We feel good about kind of the outlook of both of those companies and, quite frankly, the rest of the portfolio.
Mickey Schleien (Managing Director of Equity Research)
That's good to hear. Ed, and a follow-up question. It may be transient, but the government shutdown is now longer than we would like. Is that going to impact any of your portfolio companies? I know it may be a short-term sort of event, but it could take a while to get things back to normal as the government reopens.
Edward Ross (Chairman and CEO)
Yeah, no, good point and great question. From our—we do have a couple of companies that have some, what I would call, limited direct exposure to government contracts. In both those cases, we are not experiencing or seeing problems with regard to those contracts or at those portfolio companies. I think our exposure is quite limited there. At the moment, we're not seeing concerns or problems. Clearly, obviously, things can change, but it's not expected in either one of those cases.
Mickey Schleien (Managing Director of Equity Research)
Okay, that's good to hear as well.

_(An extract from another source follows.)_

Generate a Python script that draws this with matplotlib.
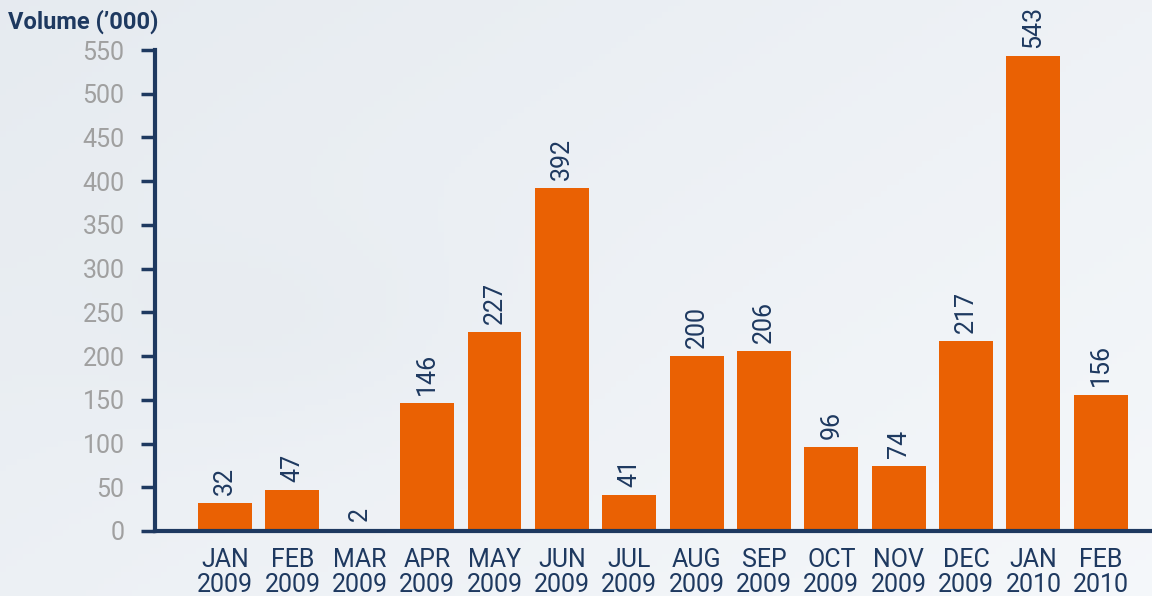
import matplotlib
matplotlib.use("Agg")
import matplotlib.pyplot as plt
import numpy as np

months = ["JAN\n2009", "FEB\n2009", "MAR\n2009", "APR\n2009", "MAY\n2009", "JUN\n2009",
          "JUL\n2009", "AUG\n2009", "SEP\n2009", "OCT\n2009", "NOV\n2009", "DEC\n2009",
          "JAN\n2010", "FEB\n2010"]
volumes = [32, 47, 2, 146, 227, 392, 41, 200, 206, 96, 74, 217, 543, 156]
yticks = [0, 50, 100, 150, 200, 250, 300, 350, 400, 450, 500, 550]

NAVY = "#1E3960"
ORANGE = "#EA6103"
GRAY = "#A0A0A0"

plt.rcParams['font.family'] = ['Roboto', 'DejaVu Sans']

fig = plt.figure(figsize=(11.52, 5.96), dpi=100)

# soft background gradient
bg = fig.add_axes([0, 0, 1, 1], zorder=-10)
xx, yy = np.meshgrid(np.linspace(0, 1, 200), np.linspace(0, 1, 100))
shade = 0.55 * (1 - xx) * 0.6 + 0.25 * (1 - yy) + 0.12 * np.exp(-((xx - 0.25) ** 2 + (yy - 0.55) ** 2) / 0.03)
shade = np.clip(shade, 0, 1)
c1 = np.array([0.960, 0.970, 0.982])
c2 = np.array([0.860, 0.885, 0.912])
img = c1[None, None, :] * (1 - shade[..., None]) + c2[None, None, :] * shade[..., None]
bg.imshow(img, aspect='auto', extent=[0, 1, 0, 1], origin='upper')
bg.axis('off')

ax = fig.add_axes([155 / 1152, 1 - 531 / 596, 1 - 155 / 1152, (531 - 50) / 596])
ax.patch.set_alpha(0)
x = np.arange(len(months))
bars = ax.bar(x, volumes, width=0.8, color=ORANGE, zorder=2)
for xi, v in zip(x, volumes):
    ax.annotate(str(v), (xi, v), xytext=(0, 6), textcoords='offset points',
                rotation=90, ha='center', va='bottom', color=NAVY, fontsize=18)

ax.set_xlim(-1.04, 13.76)
ax.set_ylim(0, 550)
ax.set_yticks(yticks)
ax.set_yticklabels([str(t) for t in yticks], color=GRAY, fontsize=18)
ax.set_xticks(x)
ax.set_xticklabels(months, color=NAVY, fontsize=18, linespacing=1.06)
ax.tick_params(axis='y', direction='out', length=10, width=2.5, color=NAVY, pad=12)
ax.tick_params(axis='x', length=0, pad=12)
for s in ['top', 'right']:
    ax.spines[s].set_visible(False)
for s in ['left', 'bottom']:
    ax.spines[s].set_color(NAVY)
    ax.spines[s].set_linewidth(3)

fig.text(8 / 1152, 1 - 22 / 596, "Volume (\u2019000)", color=NAVY, fontsize=17,
         fontweight='bold', ha='left', va='center')

fig.savefig("out.png", dpi=100)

Those are all my questions this morning. Good talking with you, Ed.
Edward Ross (Chairman and CEO)
Likewise. Nice talking to you, Mickey. Thank you.
Operator (participant)
Again, if you have a question, please press star then one. This concludes our question and answer session. I would like to turn the conference back over to Ed Ross for any closing remarks.
Edward Ross (Chairman and CEO)
Thank you, Bailey. Thank you, everyone, for joining us this morning. We look forward to speaking with you on our fourth quarter call in early March 2026. Have a great day and a great weekend.
Operator (participant)
The conference is now concluded. Thank you for attending today's presentation. You may now disconnect.